Request -
Count the lines below that contain the word "React". Give only the number.

Supplied material -
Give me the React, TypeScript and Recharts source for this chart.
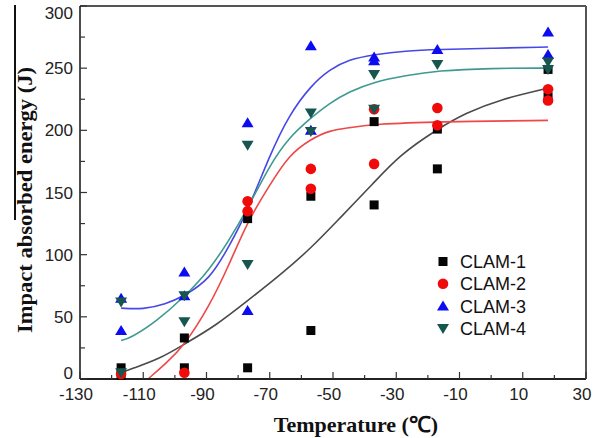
import React from "react";
import { ComposedChart, Line, Scatter, XAxis, YAxis, ReferenceLine } from "recharts";

// measured Charpy points (temperature °C, energy J)
const clam1Points = [
  { t: -117, e: 9 }, { t: -117, e: 3 },
  { t: -97, e: 33 }, { t: -97, e: 9 },
  { t: -77, e: 129 }, { t: -77, e: 9 },
  { t: -57, e: 147 }, { t: -57, e: 39 },
  { t: -37, e: 207 }, { t: -37, e: 140 },
  { t: -17, e: 201 }, { t: -17, e: 169 },
  { t: 18, e: 249 }, { t: 18, e: 227 },
];
const clam2Points = [
  { t: -117, e: 4 },
  { t: -97, e: 5 },
  { t: -77, e: 143 }, { t: -77, e: 135 },
  { t: -57, e: 169 }, { t: -57, e: 153 },
  { t: -37, e: 217 }, { t: -37, e: 173 },
  { t: -17, e: 218 }, { t: -17, e: 204 },
  { t: 18, e: 233 }, { t: 18, e: 224 },
];
const clam3Points = [
  { t: -117, e: 65 }, { t: -117, e: 39 },
  { t: -97, e: 86 }, { t: -97, e: 67 },
  { t: -77, e: 206 }, { t: -77, e: 55 },
  { t: -57, e: 268 }, { t: -57, e: 200 },
  { t: -37, e: 259 }, { t: -37, e: 256 },
  { t: -17, e: 265 },
  { t: 18, e: 279 }, { t: 18, e: 261 },
];
const clam4Points = [
  { t: -117, e: 62 }, { t: -117, e: 5 },
  { t: -97, e: 67 }, { t: -97, e: 46 },
  { t: -77, e: 188 }, { t: -77, e: 92 },
  { t: -57, e: 214 }, { t: -57, e: 199 },
  { t: -37, e: 245 }, { t: -37, e: 217 },
  { t: -17, e: 253 },
  { t: 18, e: 255 }, { t: 18, e: 249 },
];

// fitted curves
const clam1Fit = [
  { t: -117, e: 5 }, { t: -114, e: 8 }, { t: -105, e: 16 }, { t: -97, e: 28 },
  { t: -87, e: 43 }, { t: -77, e: 63 }, { t: -67, e: 83 }, { t: -57, e: 105 },
  { t: -48, e: 129 }, { t: -37, e: 158 }, { t: -29, e: 180 }, { t: -17, e: 201 },
  { t: -8, e: 214 }, { t: 3, e: 225 }, { t: 18, e: 234 },
];
const clam2Fit = [
  { t: -108.5, e: 0 }, { t: -103, e: 12 }, { t: -97, e: 27 }, { t: -89, e: 59 },
  { t: -83, e: 91 }, { t: -77, e: 127 }, { t: -70, e: 156 }, { t: -64, e: 180 },
  { t: -57, e: 193 }, { t: -51, e: 200 }, { t: -45, e: 202 }, { t: -37, e: 205 },
  { t: -17, e: 207 }, { t: 18, e: 208 },
];
const clam3Fit = [
  { t: -117, e: 57 }, { t: -110, e: 56 }, { t: -103, e: 60 }, { t: -97, e: 67 },
  { t: -89, e: 80 }, { t: -83, e: 106 }, { t: -77, e: 135 }, { t: -70, e: 180 },
  { t: -64, e: 212 }, { t: -57, e: 236 }, { t: -51, e: 249 }, { t: -45, e: 257 },
  { t: -37, e: 261 }, { t: -27, e: 264 }, { t: -17, e: 265 }, { t: 0, e: 266 }, { t: 18, e: 267 },
];
const clam4Fit = [
  { t: -117, e: 31 }, { t: -114, e: 33 }, { t: -106, e: 46 }, { t: -97, e: 66 },
  { t: -89, e: 88 }, { t: -83, e: 111 }, { t: -77, e: 137 }, { t: -70, e: 172 },
  { t: -64, e: 194 }, { t: -57, e: 210 }, { t: -51, e: 222 }, { t: -45, e: 231 },
  { t: -37, e: 239 }, { t: -27, e: 244 }, { t: -17, e: 248 }, { t: 0, e: 250 }, { t: 18, e: 250 },
];

const xTicks = [-130, -120, -110, -100, -90, -80, -70, -60, -50, -40, -30, -20, -10, 0, 10, 20, 30];
const yTicks = [0, 25, 50, 75, 100, 125, 150, 175, 200, 225, 250, 275, 300];

const SANS = "'Liberation Sans', Arial, sans-serif";
const SERIF = "'Liberation Serif', 'Times New Roman', serif";

const square = (cx: number, cy: number, c: string) => (
  <rect x={cx - 4.5} y={cy - 4.5} width={9} height={9} fill={c} />
);
const circle = (cx: number, cy: number, c: string) => <circle cx={cx} cy={cy} r={5.3} fill={c} />;
const triUp = (cx: number, cy: number, c: string) => (
  <polygon points={`${cx - 6},${cy + 4.5} ${cx + 6},${cy + 4.5} ${cx},${cy - 5.5}`} fill={c} />
);
const triDown = (cx: number, cy: number, c: string) => (
  <polygon points={`${cx - 6},${cy - 4.5} ${cx + 6},${cy - 4.5} ${cx},${cy + 5.5}`} fill={c} />
);

const SERIES = [
  { name: "CLAM-1", pts: clam1Points, fit: clam1Fit, mark: square, color: "#050505", line: "#4a4a4a" },
  { name: "CLAM-2", pts: clam2Points, fit: clam2Fit, mark: circle, color: "#f00a0a", line: "#ee4848" },
  { name: "CLAM-3", pts: clam3Points, fit: clam3Fit, mark: triUp, color: "#0c0cf0", line: "#4848e6" },
  { name: "CLAM-4", pts: clam4Points, fit: clam4Fit, mark: triDown, color: "#17564f", line: "#3e9a91" },
];

const X_MARGIN = 9;
const Y_MARGIN = 7;

function XTick(props: any) {
  const { x, y, payload } = props;
  const axisY = y - X_MARGIN;
  const major = (payload.value + 130) % 20 === 0;
  return (
    <g>
      <line x1={x} x2={x} y1={axisY} y2={axisY - (major ? 7 : 4)} stroke="#333" strokeWidth={1.2} />
      {major && (
        <text x={x - 4} y={y} dy="0.71em" textAnchor="middle" fontFamily={SANS} fontSize={17} fill="#222">
          {payload.value}
        </text>
      )}
    </g>
  );
}

function YTick(props: any) {
  const { x, y, payload } = props;
  const axisX = x + Y_MARGIN;
  const major = payload.value % 50 === 0;
  const shift = payload.value === 300 ? 7 : payload.value === 0 ? -6 : 0;
  return (
    <g>
      <line x1={axisX} x2={axisX + (major ? 7 : 5)} y1={y} y2={y} stroke="#333" strokeWidth={1.2} />
      {major && (
        <text x={x} y={y + shift} dy="0.355em" textAnchor="end" fontFamily={SANS} fontSize={17} fill="#222">
          {payload.value}
        </text>
      )}
    </g>
  );
}

function RTick(props: any) {
  const { x, y } = props;
  return <line x1={x} x2={x - 5} y1={y} y2={y} stroke="#555" strokeWidth={1.2} />;
}

export default function App() {
  return (
    <div style={{ position: "relative", width: 598, height: 438, background: "#fff" }}>
      <style>{"body{margin:0}"}</style>
      <ComposedChart width={598} height={438} margin={{ top: 6, right: 0, left: 0, bottom: 0 }}>
        <XAxis
          dataKey="t"
          type="number"
          domain={[-130, 30]}
          ticks={xTicks}
          allowDataOverflow
          height={59}
          tickSize={0}
          tickMargin={X_MARGIN}
          tick={<XTick />}
          axisLine={{ stroke: "#222", strokeWidth: 2 }}
          interval={0}
          label={() => (
            <text x={356} y={432} textAnchor="middle" fontFamily={SERIF} fontWeight="bold" fontSize={22} fill="#111">
              Temperature (℃)
            </text>
          )}
        />
        <YAxis
          type="number"
          domain={[0, 300]}
          ticks={yTicks}
          width={80}
          tickSize={0}
          tickMargin={Y_MARGIN}
          tick={<YTick />}
          interval={0}
          axisLine={{ stroke: "#111", strokeWidth: 1.5 }}
          label={() => (
            <text
              x={32}
              y={200}
              transform="rotate(-90 32 200)"
              textAnchor="middle"
              fontFamily={SERIF}
              fontWeight="bold"
              fontSize={21}
              textLength={266}
              lengthAdjust="spacingAndGlyphs"
              fill="#111"
            >
              Impact absorbed energy (J)
            </text>
          )}
        />
        <YAxis
          yAxisId="r"
          orientation="right"
          type="number"
          domain={[0, 300]}
          ticks={yTicks}
          width={12}
          tickSize={0}
          tickMargin={0}
          tick={<RTick />}
          interval={0}
          axisLine={{ stroke: "#555", strokeWidth: 2 }}
        />
        <ReferenceLine y={300} stroke="#555" strokeWidth={2} />
        {SERIES.map((s) => (
          <Line
            key={s.name + "-fit"}
            data={s.fit}
            dataKey="e"
            type="basis"
            stroke={s.line}
            strokeWidth={1.6}
            dot={false}
            activeDot={false}
            isAnimationActive={false}
            legendType="none"
          />
        ))}
        {SERIES.map((s) => (
          <Scatter
            key={s.name}
            name={s.name}
            data={s.pts}
            dataKey="e"
            isAnimationActive={false}
            shape={(p: any) => s.mark(p.cx, p.cy, s.color)}
          />
        ))}
      </ComposedChart>
      <div style={{ position: "absolute", left: 14, top: 5, width: 1.5, height: 215, background: "#111" }} />
      <svg style={{ position: "absolute", left: 430, top: 248 }} width={110} height={94}>
        {SERIES.map((s, i) => (
          <g key={s.name}>
            {s.mark(13, 13.5 + i * 22.3, s.color)}
            <text x={30} y={13.5 + i * 22.3} dy="0.36em" fontFamily={SANS} fontSize={18} fill="#111">
              {s.name}
            </text>
          </g>
        ))}
      </svg>
    </div>
  );
}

Full answer -
2